Cesena, 18 marzo 2011 - Lo sguardo è verso il mare, verso il portocanale della sua Cesenatico: per lui sono sempre stati ancore sicure, generatori di serenità diffusa. Ma ora non può essere così, infatti non lo è. Alberto Zaccheroni ha l’animo in tumulto, ‘spaccato’ dal dolore e spinto dalla voglia matta di dare una mano a quel Giappone che conosce dall’agosto scorso, quando è diventato ct della nazionale, ma gli è già entrato nel cuore. Adesso ancora di più, dopo la catastrofe . Il tecnico che ha condotto a gennaio i nipponici alla conquista della Coppa d’Asia, è rientrato in Romagna domenica sera ma freme già per ripartire, per tornare là nel disastro dove rischi e timori non sono certo esauriti. E lo dovrebbe fare presto.

Mister, chi può sta lasciando il Giappone, lei invece è pronto per il percorso inverso: come mai?
"Lo voglio fare. Ero convinto fosse possibile già mercoledì scorso poi la Federazione mi ha detto di aspettare un momento. Dovrei prendere l’aereo mercoledì prossimo, al massimo giovedì. Il 29 marzo infatti con la nazionale disputeremo a Osaka un’amichevole per beneficenza. Avremmo dovuto affrontare la Nuova Zelanda, invece sfideremo una selezione dei migliori giocatori del campionato".

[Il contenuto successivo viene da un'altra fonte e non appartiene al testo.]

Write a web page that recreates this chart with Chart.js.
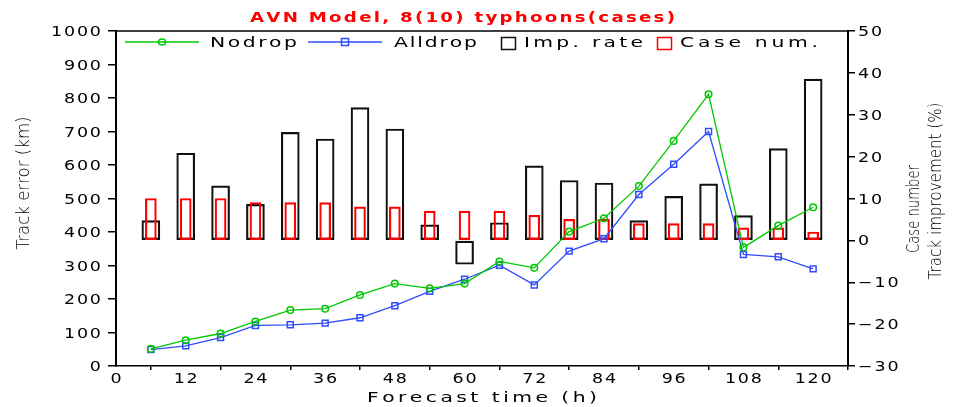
<!DOCTYPE html>
<html>
<head>
<meta charset="utf-8">
<title>AVN Model track error</title>
<script src="https://cdn.jsdelivr.net/npm/chart.js@4.4.0/dist/chart.umd.min.js"></script>
<style>
  html, body { margin: 0; padding: 0; background: #fff; }
  #wrap { width: 956px; height: 407px; }
</style>
</head>
<body>
<div id="wrap"><canvas id="myChart" width="956" height="407"></canvas></div>
<script>
// forecast hours
const hours = [6, 12, 18, 24, 30, 36, 42, 48, 54, 60, 66, 72, 78, 84, 90, 96, 102, 108, 114, 120];

// track error (km)
const nodrop  = [51, 77, 97, 133, 167, 171, 212, 246, 232, 246, 312, 293, 401, 441, 537, 672, 811, 354, 419, 474];
const alldrop = [49, 60, 85, 121, 123, 128, 144, 180, 223, 259, 301, 242, 343, 380, 512, 602, 700, 333, 326, 290];

// track improvement (%) and number of cases, right axis
const impRate = [4.7, 20.8, 13.0, 8.6, 25.8, 24.2, 31.7, 26.6, 3.7, -5.7, 4.2, 17.8, 14.3, 13.7, 4.7, 10.5, 13.5, 5.9, 21.9, 38.5];
const caseNum = [10, 10, 10, 9, 9, 9, 8, 8, 7, 7, 7, 6, 5, 5, 4, 4, 4, 3, 3, 2];

// axis ticks
const hourTicks = [0, 12, 24, 36, 48, 60, 72, 84, 96, 108, 120];
const errTicks  = [0, 100, 200, 300, 400, 500, 600, 700, 800, 900, 1000];
const rateTicks = [-30, -20, -10, 0, 10, 20, 30, 40, 50];

const GREEN = '#00c800';
const BLUE = '#2f4cff';
const RED = '#ff0000';

const pairs = (xs, ys) => xs.map((h, i) => ({ x: h, y: ys[i] }));
const setTicks = (vals) => (s) => { s.ticks = vals.map((v) => ({ value: v })); };

// draws text one glyph at a time, stretched and spaced out
function wideText(ctx, text, x, y, opt) {
  const sx = opt.stretch || 1;
  const chars = [...text];
  const w = chars.map((c) => ctx.measureText(c).width * sx);
  const sum = w.reduce((a, b) => a + b, 0);
  let gap = opt.spacing || 0;
  if (opt.width) gap = (opt.width - sum) / (chars.length - 1);
  const total = sum + gap * (chars.length - 1);
  let cx = x;
  if (opt.align === 'right') cx = x - total;
  else if (opt.align === 'center') cx = x - total / 2;
  ctx.textAlign = 'left';
  chars.forEach((c, i) => {
    ctx.save();
    ctx.translate(cx, y);
    ctx.scale(sx, 1);
    ctx.fillText(c, 0, 0);
    ctx.restore();
    cx += w[i] + gap;
  });
}

// rotated axis title squeezed to a given length
function sideTitle(ctx, text, cx, cy, len) {
  ctx.save();
  ctx.font = '200 17px "DejaVu Sans"';
  ctx.translate(cx, cy);
  ctx.rotate(-Math.PI / 2);
  const m = ctx.measureText(text).width;
  ctx.scale(len / m, 1);
  ctx.textAlign = 'center';
  ctx.textBaseline = 'middle';
  ctx.fillStyle = '#000';
  ctx.fillText(text, 0, 0);
  ctx.restore();
}

const decor = {
  id: 'decor',
  afterDraw(chart) {
    const { ctx, chartArea: a, scales } = chart;
    ctx.save();

    // top frame line
    ctx.strokeStyle = '#000';
    ctx.lineWidth = 1.5;
    ctx.beginPath();
    ctx.moveTo(a.left, a.top);
    ctx.lineTo(a.right, a.top);
    ctx.stroke();

    // tick labels
    ctx.fillStyle = '#000';
    ctx.font = '14px "DejaVu Sans"';
    ctx.textBaseline = 'alphabetic';
    hourTicks.forEach((v) => {
      wideText(ctx, String(v), scales.x.getPixelForValue(v), 383, { stretch: 1.25, spacing: 1.8, align: 'center' });
    });
    errTicks.forEach((v) => {
      wideText(ctx, String(v), 101, scales.y.getPixelForValue(v) + 5, { stretch: 1.25, spacing: 1.8, align: 'right' });
    });
    rateTicks.forEach((v) => {
      const s = v < 0 ? '\u2212' + Math.abs(v) : String(v);
      wideText(ctx, s, 858, scales.y2.getPixelForValue(v) + 5, { stretch: 1.25, spacing: 1.8 });
    });

    // x title
    wideText(ctx, 'Forecast time (h)', 367, 402, { stretch: 1.45, width: 230 });

    // title
    ctx.fillStyle = RED;
    ctx.font = 'bold 14px "DejaVu Sans"';
    wideText(ctx, 'AVN Model, 8(10) typhoons(cases)', 250, 22, { stretch: 1.3, width: 425 });

    // legend
    const ly = 42;
    ctx.lineWidth = 1.3;
    ctx.strokeStyle = GREEN;
    ctx.beginPath(); ctx.moveTo(125, ly); ctx.lineTo(199, ly); ctx.stroke();
    ctx.lineWidth = 1.5;
    ctx.beginPath(); ctx.ellipse(162, ly, 3.5, 3, 0, 0, Math.PI * 2); ctx.stroke();
    ctx.strokeStyle = BLUE;
    ctx.lineWidth = 1.3;
    ctx.beginPath(); ctx.moveTo(308, ly); ctx.lineTo(382, ly); ctx.stroke();
    ctx.lineWidth = 1.5;
    ctx.strokeRect(341.5, ly - 3.5, 7, 7);
    ctx.strokeStyle = '#111';
    ctx.strokeRect(501.5, 37.5, 14, 12);
    ctx.strokeStyle = RED;
    ctx.strokeRect(657.5, 37.5, 14, 12);

    ctx.fillStyle = '#000';
    ctx.font = '14px "DejaVu Sans"';
    wideText(ctx, 'Nodrop', 210, 47, { stretch: 1.45, width: 87 });
    wideText(ctx, 'Alldrop', 394, 47, { stretch: 1.45, width: 83 });
    wideText(ctx, 'Imp. rate', 524, 47, { stretch: 1.45, width: 119 });
    wideText(ctx, 'Case num.', 680, 47, { stretch: 1.45, width: 138 });

    // axis titles
    sideTitle(ctx, 'Track error (km)', 25, 183, 133);
    sideTitle(ctx, 'Case number', 915, 209, 88);
    sideTitle(ctx, 'Track improvement (%)', 937, 191, 177);

    ctx.restore();
  }
};

const ctx = document.getElementById('myChart');

new Chart(ctx, {
  type: 'bar',
  data: {
    datasets: [
      {
        type: 'line',
        label: 'Nodrop',
        data: pairs(hours, nodrop),
        yAxisID: 'y',
        borderColor: GREEN,
        borderWidth: 1.3,
        pointStyle: 'circle',
        pointRadius: 3.3,
        pointBorderColor: GREEN,
        pointBackgroundColor: 'rgba(0,0,0,0)',
        pointBorderWidth: 1.5,
        order: 0,
      },
      {
        type: 'line',
        label: 'Alldrop',
        data: pairs(hours, alldrop),
        yAxisID: 'y',
        borderColor: BLUE,
        borderWidth: 1.3,
        pointStyle: 'rect',
        pointRadius: 4.2,
        pointBorderColor: BLUE,
        pointBackgroundColor: 'rgba(0,0,0,0)',
        pointBorderWidth: 1.5,
        order: 0,
      },
      {
        label: 'Imp. rate',
        data: pairs(hours, impRate),
        yAxisID: 'y2',
        backgroundColor: 'rgba(0,0,0,0)',
        borderColor: '#111',
        borderWidth: 1.5,
        borderSkipped: false,
        barThickness: 18,
        grouped: false,
        order: 2,
      },
      {
        label: 'Case num.',
        data: pairs(hours, caseNum),
        yAxisID: 'y2',
        backgroundColor: 'rgba(0,0,0,0)',
        borderColor: RED,
        borderWidth: 1.5,
        borderSkipped: false,
        barThickness: 11,
        grouped: false,
        order: 1,
      },
    ],
  },
  options: {
    responsive: false,
    animation: false,
    devicePixelRatio: 1,
    layout: { padding: { top: 31, left: 0, right: 0, bottom: 0 }, autoPadding: false },
    plugins: {
      legend: { display: false },
      title: { display: false },
      tooltip: { enabled: false },
    },
    scales: {
      x: {
        type: 'linear',
        min: 0,
        max: 126,
        offset: false,
        afterBuildTicks: setTicks(hourTicks),
        afterFit: (s) => { s.height = 41; },
        ticks: { display: false },
        grid: { drawOnChartArea: false, drawTicks: true, tickLength: 4, color: '#000', lineWidth: 1.5 },
        border: { color: '#000', width: 1.5 },
      },
      y: {
        position: 'left',
        min: 0,
        max: 1000,
        afterBuildTicks: setTicks(errTicks),
        afterFit: (s) => { s.width = 116; },
        ticks: { display: false },
        grid: { drawOnChartArea: false, drawTicks: true, tickLength: 8, color: '#000', lineWidth: 1.5 },
        border: { color: '#000', width: 2 },
      },
      y2: {
        position: 'right',
        min: -30,
        max: 50,
        afterBuildTicks: setTicks(rateTicks),
        afterFit: (s) => { s.width = 108; },
        ticks: { display: false },
        grid: { drawOnChartArea: false, drawTicks: true, tickLength: 7, color: '#000', lineWidth: 1.5 },
        border: { color: '#000', width: 2 },
      },
    },
  },
  plugins: [decor],
});
</script>
</body>
</html>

Scusi, la situazione è ancora molto delicata, perchè vuole tornare?
"Per dare una mano, con il calcio che è il mio lavoro. Sono convinto che anche il pallone possa offrire un contributo per la risalita. Sono comunque a disposizione di quel popolo, mi dicano solo come posso essere utile".

È una chiara dichiarazione d’amore.
«D’affetto, di rispetto. In questi sette mesi ho conosciuto i giapponesi, sono rimasto conquistato dal loro senso del dovere, dallo spirito di sacrificio, dalla dignità».

Lei è tornato a casa per tranquillizzare la famiglia, ora come si sente?
«In ansia, tanto. Seguo costantemente la tv, regolarmente mi sento con la Federazione giapponese, con i miei collaboratori nipponici. La situazione non è per niente chiara».

Cosa le dicono?
«Che le emergenze da affrontare sono soprattutto le centrali nucleari, il pericolo radiazioni e le ricerche dei dispersi. È una catastrofe che ha ripercussioni su tutto il mondo, che ha coinvolto tutti»

Lei comunque più di tanti altri.
«Naturale, ero nel mio appartamento di Tokyo quando la terra ha tremato: in casa cadevano armadi e suppellettili, in strada si spostava l’asfalto. Io poi non ero mai rimasto coinvolto in un terremoto».

Scusi, ma cosa le è rimasto dentro di quella gente tanto da non vedere l’ora di ritrovarla?
«Il senso dell’ordine, dell’organizzazione, del rispetto. Le racconterò due episodi per rendere bene l’idea. Uno è accaduto dopo il sisma, l’altro è precedente».

Dica pure.
«Ho visto personalmente gli addetti dei supermercati consegnare la merce senza farsi pagare. Sapevano benissimo che la gente, passata la fase d’emergenza, tornerà a saldare i conti»

E l’altro?
«Questo invece fa parte della nazionale, del modo di pensare dei giocatori. Quando siamo rientrati dalla Coppa d’Asia, all’aeroporto ho visto fiondarsi verso il ‘tapis rulant’ dei bagagli oltre i magazzinieri, come è consuetudine ovunque, gli stessi calciatori per trasportare le valigie e non solo quelle personali».

Quindi è proprio in partenza nonostante i tanti problemi.
«Guardi non sono un eroe, sono in ansia e molto preoccupato. Ma voglio aiutare quelle persone: in che modo me lo diranno loro».